The world needs to look kindly on this journey made by a young person so publicly, and laud her not necessarily for her bravery (though she definitely has that) but for her openness about her personal journey.
By sharing her story, Stenberg is already making the world better — she has been named most influential teen by TIME Magazine twice and has been working in entertainment since she was 4 years old. Her activism has been a part of her approach to stardom for almost as long, and in an interview with Wonderland, she speaks eloquently about race and sexuality.
As a 19-year-old, Stenberg’s announcement is important because it shows the way a person can go through a journey over time with their sexuality and identity. The fact that she once came out as bisexual doesn’t mean that she somehow perjured herself; it’s a testament to the way that understanding oneself can sometimes take time and that finding the right label can be difficult.
Frankly, people will probably use Stenberg’s announcement that she is gay as a way to invalidate the identity of bi women. This isn’t what her journey means — bi women are real and being bi is a real identity. Having a change in sexuality and gender over time, especially for teenagers, is normal and doesn’t need to be the source of questioning.
The interview in which she made her announcement also fortuitously came at a time when Stenberg is going to be on screens across America for a while. She’ll be in “The Darkest Minds” and in the highly anticipated film adaptation of “The Hate U Give.”
For the past couple of years, Stenberg has been featured in several films based on books for young adults.
In some ways, her story is the encapsulation of where YA lit has been and should be moving toward: stories about diverse teenagers from various places with different experiences and identities to share.
The media that teenagers consume is integral in forming the world into the image of acceptance. Young black girls need to see themselves on screen, and white teenagers also crucially need to see positive representation of black people in media.

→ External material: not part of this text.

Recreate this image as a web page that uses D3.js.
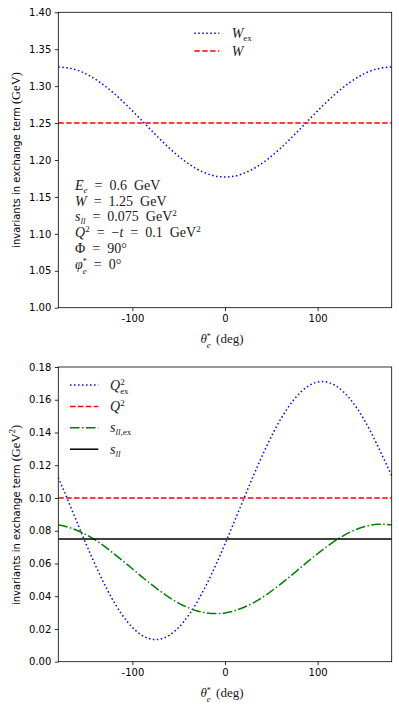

Groups like We Need Diverse Books have been working to elevate the voices of people from different backgrounds in literature for children and teenagers, and Stenberg’s work on “The Hate U Give” will at least partly be a vindication for that work: a young black girl working thoughtfully on a movie based on a novel by another black woman.
Stenberg herself wished the media had portrayed stories such as her own more.
“Had I had more representations of black gay women growing up, I probably would’ve come to conclusions around my sexuality much earlier,” she explained, “because I would’ve had more of a conception of what was possible and okay.”
Stenberg’s journey is beautiful to see because now she is going to create that kind of world for herself, where she can empower herself and others by coming out and inspiring people to see themselves as “whole, complete, and normal.”